- _Source excerpt_:
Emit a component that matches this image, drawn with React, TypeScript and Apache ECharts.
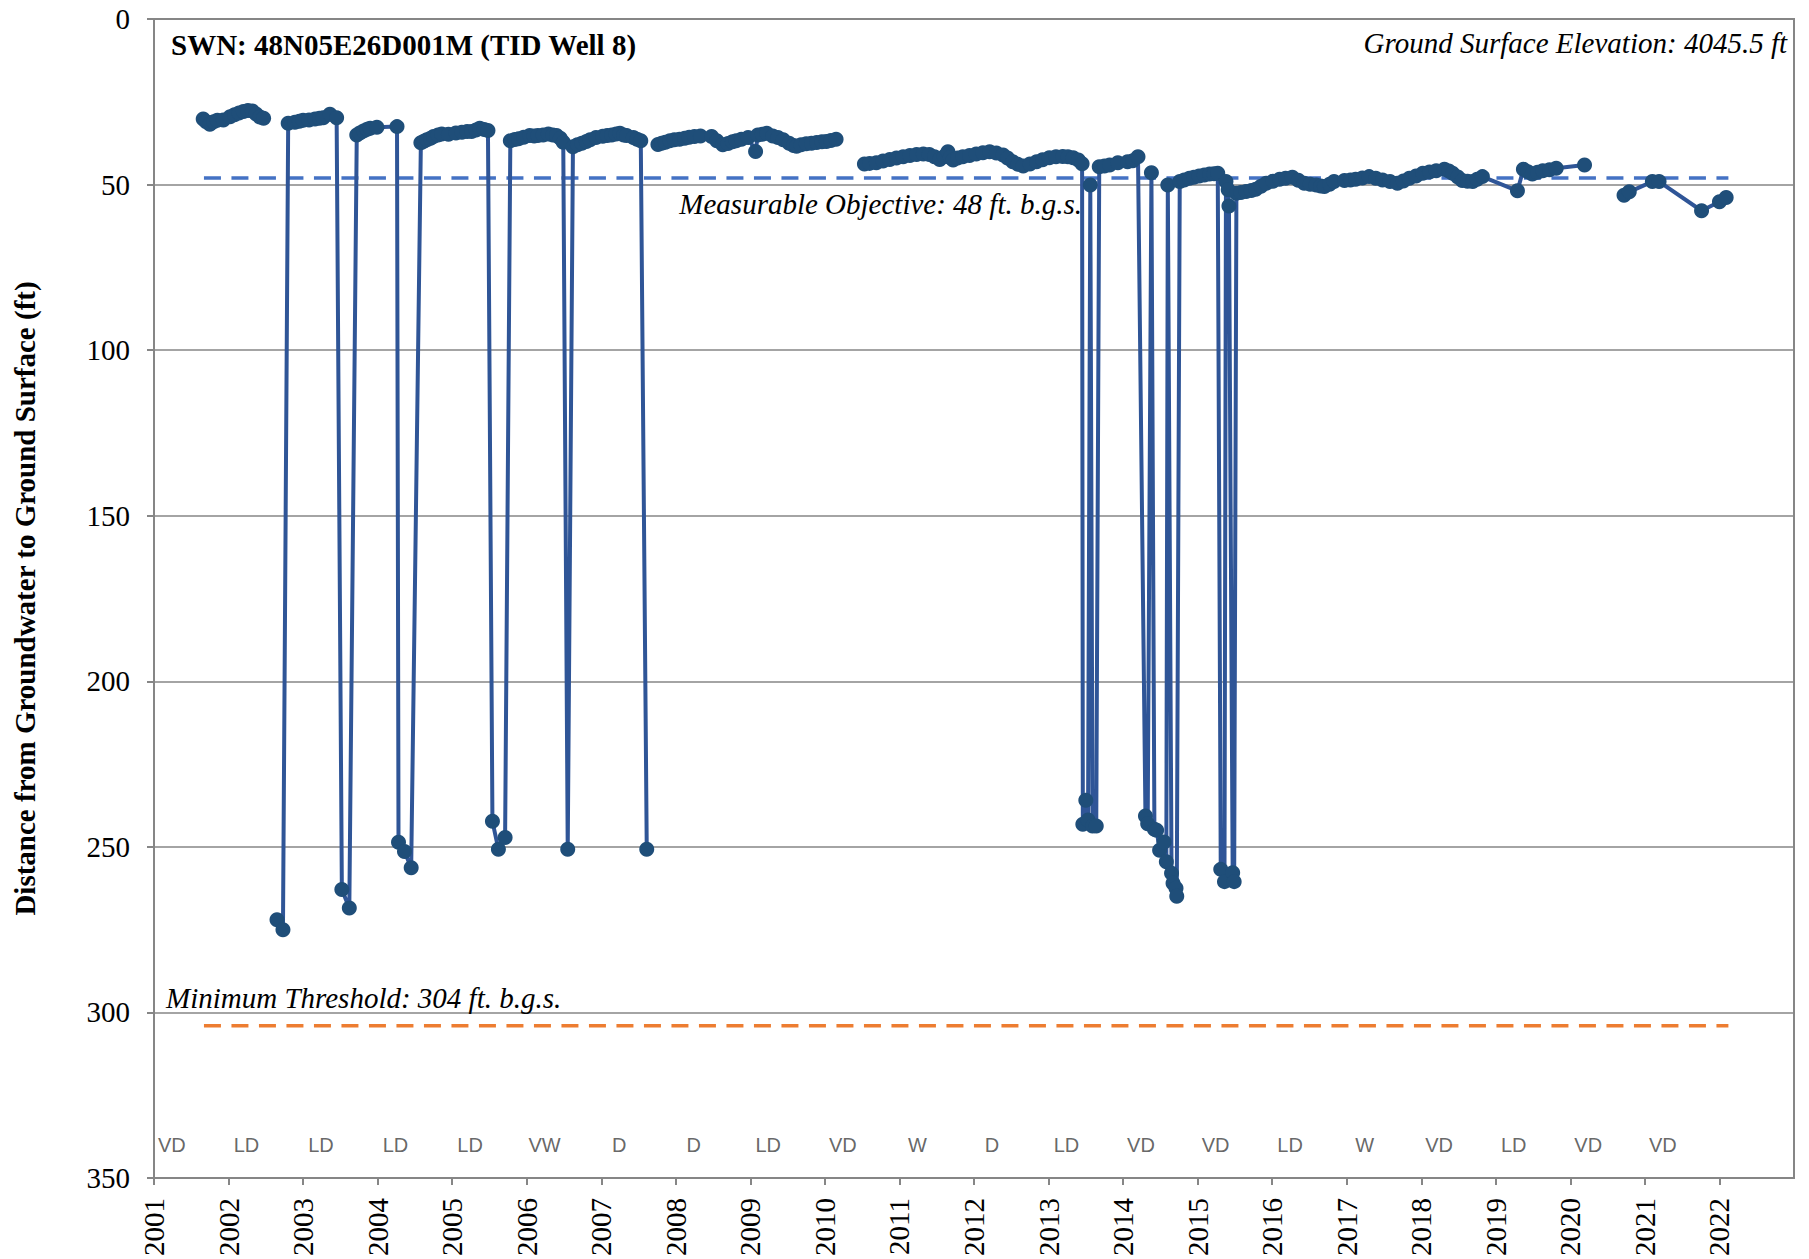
import React, { useEffect, useRef } from "react";
import * as echarts from "echarts";

// ---------------- DATA ----------------
const YEARS = [2001, 2002, 2003, 2004, 2005, 2006, 2007, 2008, 2009, 2010, 2011, 2012, 2013, 2014, 2015, 2016, 2017, 2018, 2019, 2020, 2021, 2022];
const Y_TICKS = [0, 50, 100, 150, 200, 250, 300, 350];

// water year classification shown along bottom (one per year, starting 2001)
const WY_CODES = ["VD", "LD", "LD", "LD", "LD", "VW", "D", "D", "LD", "VD", "W", "D", "LD", "VD", "VD", "LD", "W", "VD", "LD", "VD", "VD"];

const MEASURABLE_OBJECTIVE = 48;
const MINIMUM_THRESHOLD = 304;
const THRESHOLD_SPAN = [2001.67, 2022.12];

// depth to water (ft b.g.s.) — continuous segments (gaps between them)
const seg1: number[][] = [
  [2001.66, 30.2], [2001.70, 31.0], [2001.75, 31.8], [2001.80, 31.0], [2001.85, 30.6], [2001.93, 30.5],
  [2002.02, 29.5], [2002.08, 28.9], [2002.14, 28.4], [2002.20, 27.9], [2002.26, 27.6], [2002.32, 27.8],
  [2002.37, 28.7], [2002.42, 29.6], [2002.47, 30.0],
];
const seg2: number[][] = [
  [2002.65, 272.0], [2002.73, 275.0], [2002.80, 31.5], [2002.89, 31.2], [2002.95, 30.9], [2003.00, 30.6],
  [2003.08, 30.5], [2003.16, 30.2], [2003.22, 30.0], [2003.27, 29.8], [2003.36, 28.8], [2003.45, 29.8],
  [2003.52, 262.9], [2003.62, 268.5], [2003.72, 35.0], [2003.76, 34.4], [2003.81, 33.8], [2003.86, 33.3],
  [2003.90, 33.0], [2003.99, 32.7], [2004.26, 32.5], [2004.28, 248.6], [2004.36, 251.4], [2004.45, 256.3],
  [2004.58, 37.4], [2004.62, 36.9], [2004.66, 36.5], [2004.71, 36.0], [2004.75, 35.5], [2004.81, 35.0],
  [2004.86, 34.7], [2004.95, 34.8], [2005.05, 34.4], [2005.13, 34.2], [2005.20, 34.0], [2005.26, 34.0],
  [2005.32, 33.5], [2005.37, 33.0], [2005.43, 33.4], [2005.48, 33.7], [2005.54, 242.3], [2005.62, 250.7],
  [2005.71, 247.2], [2005.78, 36.8], [2005.84, 36.4], [2005.89, 36.2], [2005.96, 35.7], [2006.04, 35.2],
  [2006.10, 35.3], [2006.15, 35.2], [2006.22, 35.0], [2006.29, 34.7], [2006.35, 35.0], [2006.40, 35.2],
  [2006.45, 36.0], [2006.49, 37.2], [2006.55, 250.7], [2006.62, 38.6], [2006.68, 38.0], [2006.74, 37.5],
  [2006.80, 37.0], [2006.85, 36.5], [2006.93, 35.8], [2007.02, 35.4], [2007.08, 35.2], [2007.14, 35.0],
  [2007.20, 34.7], [2007.25, 34.5], [2007.30, 35.0], [2007.34, 35.2], [2007.43, 35.8], [2007.48, 36.3],
  [2007.53, 36.8], [2007.61, 250.7],
];
const seg3: number[][] = [
  [2007.76, 37.9], [2007.81, 37.5], [2007.86, 37.2], [2007.92, 36.8], [2007.98, 36.5], [2008.05, 36.3],
  [2008.12, 36.0], [2008.18, 35.7], [2008.25, 35.5], [2008.33, 35.3], [2008.48, 35.5], [2008.55, 36.8],
  [2008.63, 38.0], [2008.70, 37.6], [2008.76, 37.1], [2008.81, 36.8], [2008.88, 36.3], [2008.97, 35.8],
  [2009.07, 40.0], [2009.10, 35.0], [2009.16, 34.8], [2009.22, 34.5], [2009.30, 35.3], [2009.37, 35.8],
  [2009.44, 36.5], [2009.52, 37.5], [2009.58, 38.2], [2009.62, 38.4], [2009.68, 38.0], [2009.75, 37.7],
  [2009.82, 37.5], [2009.89, 37.3], [2009.96, 37.1], [2010.02, 37.0], [2010.08, 36.7], [2010.15, 36.3],
];
const seg4: number[][] = [
  [2010.53, 43.8], [2010.60, 43.6], [2010.69, 43.4], [2010.78, 42.9], [2010.87, 42.4], [2010.96, 42.0],
  [2011.05, 41.6], [2011.14, 41.2], [2011.23, 40.9], [2011.32, 40.8], [2011.40, 40.9], [2011.47, 41.6],
  [2011.54, 42.4], [2011.60, 41.5], [2011.65, 40.1], [2011.68, 41.8], [2011.72, 42.6], [2011.78, 42.0],
  [2011.85, 41.6], [2011.94, 41.2], [2012.03, 40.8], [2012.12, 40.4], [2012.21, 40.1], [2012.30, 40.5],
  [2012.39, 41.1], [2012.45, 42.0], [2012.52, 43.1], [2012.59, 43.9], [2012.66, 44.4], [2012.75, 43.8],
  [2012.84, 43.1], [2012.92, 42.5], [2013.01, 41.9], [2013.10, 41.6], [2013.19, 41.5], [2013.26, 41.6],
  [2013.33, 41.9], [2013.40, 42.6], [2013.45, 43.7],
  [2013.46, 243.2], [2013.50, 235.9], [2013.53, 241.9], [2013.56, 50.1], [2013.59, 243.7], [2013.64, 243.7],
  [2013.68, 44.6], [2013.75, 44.4], [2013.82, 44.1], [2013.93, 43.4], [2014.06, 43.1], [2014.13, 42.8],
  [2014.20, 41.6], [2014.30, 240.7], [2014.33, 243.0], [2014.38, 46.4], [2014.42, 244.7], [2014.45, 245.0],
  [2014.49, 251.0], [2014.55, 248.5], [2014.58, 254.5], [2014.60, 50.1], [2014.65, 258.0], [2014.67, 261.0],
  [2014.71, 262.5], [2014.72, 264.9], [2014.76, 49.1], [2014.82, 48.6], [2014.89, 48.1], [2014.95, 47.8],
  [2015.02, 47.4], [2015.09, 47.1], [2015.16, 46.8], [2015.22, 46.7], [2015.27, 46.6], [2015.31, 256.8],
  [2015.36, 260.5], [2015.38, 49.1], [2015.41, 51.6], [2015.42, 56.5], [2015.47, 257.8], [2015.49, 260.5],
  [2015.52, 52.6], [2015.58, 52.4], [2015.65, 52.1], [2015.72, 51.8], [2015.78, 51.4], [2015.85, 50.5],
  [2015.92, 49.6], [2016.01, 49.0], [2016.10, 48.4], [2016.18, 48.1], [2016.27, 47.8], [2016.35, 48.7],
  [2016.43, 49.6], [2016.51, 49.9], [2016.59, 50.1], [2016.65, 50.4], [2016.70, 50.6], [2016.77, 49.9],
  [2016.83, 49.1], [2016.97, 48.8], [2017.05, 48.6], [2017.12, 48.4], [2017.21, 48.0], [2017.30, 47.6],
  [2017.39, 48.1], [2017.48, 48.6], [2017.58, 49.1], [2017.68, 49.6], [2017.76, 48.9], [2017.84, 48.1],
  [2017.93, 47.4], [2018.02, 46.6], [2018.11, 46.2], [2018.20, 45.8], [2018.31, 45.4], [2018.37, 45.9],
  [2018.42, 46.6], [2018.49, 47.7], [2018.55, 48.8], [2018.62, 49.0], [2018.69, 49.1], [2018.75, 48.4],
  [2018.82, 47.6], [2019.29, 51.9], [2019.37, 45.4], [2019.43, 46.1], [2019.49, 46.8], [2019.56, 46.3],
  [2019.63, 45.8], [2019.72, 45.5], [2019.81, 45.1], [2020.19, 44.1],
];
const seg5: number[][] = [
  [2020.72, 53.2], [2020.79, 52.2], [2021.10, 49.1], [2021.19, 49.1], [2021.76, 57.9], [2022.00, 55.2], [2022.09, 53.9],
];
const SEGMENTS = [seg1, seg2, seg3, seg4, seg5];

// ---------------- STYLE ----------------
const SERIF = "Liberation Serif";
const SANS = "Liberation Sans";
const AXIS_GRAY = "#868686";
const LINE_BLUE = "#2F5597";
const MARKER_BLUE = "#1F4E79";
const MO_BLUE = "#4472C4";
const MT_ORANGE = "#ED7D31";
const WY_LABEL_DEPTH = 340;
const WY_LABEL_OFFSET = 0.24;

export default function App() {
  const ref = useRef<HTMLDivElement>(null);

  useEffect(() => {
    document.body.style.margin = "0";
    if (!ref.current) return;
    const chart = echarts.init(ref.current, undefined, { renderer: "svg" });

    const dataSeries = SEGMENTS.map((seg, i) => ({
      name: "seg" + i,
      type: "line",
      data: seg,
      symbol: "circle",
      symbolSize: 15,
      showAllSymbol: true,
      lineStyle: { color: LINE_BLUE, width: 4 },
      itemStyle: { color: MARKER_BLUE },
      z: 5,
      silent: true,
    }));

    const option: any = {
      animation: false,
      backgroundColor: "#ffffff",
      grid: {
        left: 154,
        right: 15,
        top: 19,
        bottom: 81,
        show: true,
        borderColor: AXIS_GRAY,
        borderWidth: 2,
        containLabel: false,
      },
      xAxis: {
        type: "value",
        min: 2001,
        max: 2023,
        interval: 1,
        axisLine: { show: true, onZero: false, lineStyle: { color: AXIS_GRAY, width: 2 } },
        axisTick: { show: true, length: 7, customValues: YEARS, lineStyle: { color: AXIS_GRAY, width: 2 } },
        axisLabel: {
          customValues: YEARS,
          rotate: 90,
          margin: 20,
          color: "#000",
          fontFamily: SERIF,
          fontSize: 29,
          formatter: (v: number) => String(Math.round(v)),
        },
        splitLine: { show: false },
      },
      yAxis: {
        type: "value",
        inverse: true,
        min: 0,
        max: 350,
        interval: 50,
        name: "Distance from Groundwater to Ground Surface (ft)",
        nameLocation: "middle",
        nameRotate: 90,
        nameGap: 115,
        nameTextStyle: { fontFamily: SERIF, fontSize: 29, fontWeight: "bold", color: "#000" },
        axisLine: { show: true, lineStyle: { color: AXIS_GRAY, width: 2 } },
        axisTick: { show: true, length: 7, customValues: Y_TICKS, lineStyle: { color: AXIS_GRAY, width: 2 } },
        axisLabel: { margin: 24, color: "#000", fontFamily: SERIF, fontSize: 29 },
        splitLine: { show: true, lineStyle: { color: AXIS_GRAY, width: 1.5 } },
      },
      series: [
        {
          name: "Measurable Objective",
          type: "line",
          data: THRESHOLD_SPAN.map((x) => [x, MEASURABLE_OBJECTIVE]),
          symbol: "none",
          lineStyle: { color: MO_BLUE, width: 3.5, type: [17, 10.5] },
          z: 3,
          silent: true,
        },
        {
          name: "Minimum Threshold",
          type: "line",
          data: THRESHOLD_SPAN.map((x) => [x, MINIMUM_THRESHOLD]),
          symbol: "none",
          lineStyle: { color: MT_ORANGE, width: 3.5, type: [17, 10.5] },
          z: 3,
          silent: true,
        },
        ...dataSeries,
        {
          name: "Water Year Type",
          type: "scatter",
          symbolSize: 0,
          data: WY_CODES.map((c, i) => ({ value: [YEARS[i] + WY_LABEL_OFFSET, WY_LABEL_DEPTH], code: c })),
          label: {
            show: true,
            position: "inside",
            formatter: (p: any) => p.data.code,
            fontFamily: SANS,
            fontSize: 20,
            color: "#404040",
          },
          silent: true,
          z: 4,
        },
      ],
      graphic: [
        {
          type: "text",
          x: 171,
          y: 45,
          style: {
            text: "SWN: 48N05E26D001M (TID Well 8)",
            font: `bold 29px "${SERIF}"`,
            fill: "#000",
            align: "left",
            textAlign: "left",
            verticalAlign: "middle",
            textVerticalAlign: "middle",
          },
          z: 10,
        },
        {
          type: "text",
          x: 1787,
          y: 43,
          style: {
            text: "Ground Surface Elevation: 4045.5 ft",
            font: `italic 29px "${SERIF}"`,
            fill: "#000",
            align: "right",
            textAlign: "right",
            verticalAlign: "middle",
            textVerticalAlign: "middle",
          },
          z: 10,
        },
        {
          type: "text",
          x: 1082,
          y: 204,
          style: {
            text: "Measurable Objective: 48 ft. b.g.s.",
            font: `italic 29px "${SERIF}"`,
            fill: "#000",
            align: "right",
            textAlign: "right",
            verticalAlign: "middle",
            textVerticalAlign: "middle",
          },
          z: 10,
        },
        {
          type: "text",
          x: 166,
          y: 998,
          style: {
            text: "Minimum Threshold: 304 ft. b.g.s.",
            font: `italic 29px "${SERIF}"`,
            fill: "#000",
            align: "left",
            textAlign: "left",
            verticalAlign: "middle",
            textVerticalAlign: "middle",
          },
          z: 10,
        },
      ],
    };

    chart.setOption(option);
    return () => chart.dispose();
  }, []);

  return (
    <div
      ref={ref}
      style={{ position: "fixed", left: 0, top: 0, width: 1809, height: 1259, background: "#fff" }}
    />
  );
}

- _Task statement_: Restate exactly, please, only the lines between the start of the data and the line containing "const THRESHOLD_SPAN = [2001.67, 2022.12];", both ends included, skipping the pictures.

- _Output of the exercise_:
Emit a component that matches this image, drawn with React, TypeScript and Apache ECharts.
import React, { useEffect, useRef } from "react";
import * as echarts from "echarts";

// ---------------- DATA ----------------
const YEARS = [2001, 2002, 2003, 2004, 2005, 2006, 2007, 2008, 2009, 2010, 2011, 2012, 2013, 2014, 2015, 2016, 2017, 2018, 2019, 2020, 2021, 2022];
const Y_TICKS = [0, 50, 100, 150, 200, 250, 300, 350];

// water year classification shown along bottom (one per year, starting 2001)
const WY_CODES = ["VD", "LD", "LD", "LD", "LD", "VW", "D", "D", "LD", "VD", "W", "D", "LD", "VD", "VD", "LD", "W", "VD", "LD", "VD", "VD"];

const MEASURABLE_OBJECTIVE = 48;
const MINIMUM_THRESHOLD = 304;
const THRESHOLD_SPAN = [2001.67, 2022.12];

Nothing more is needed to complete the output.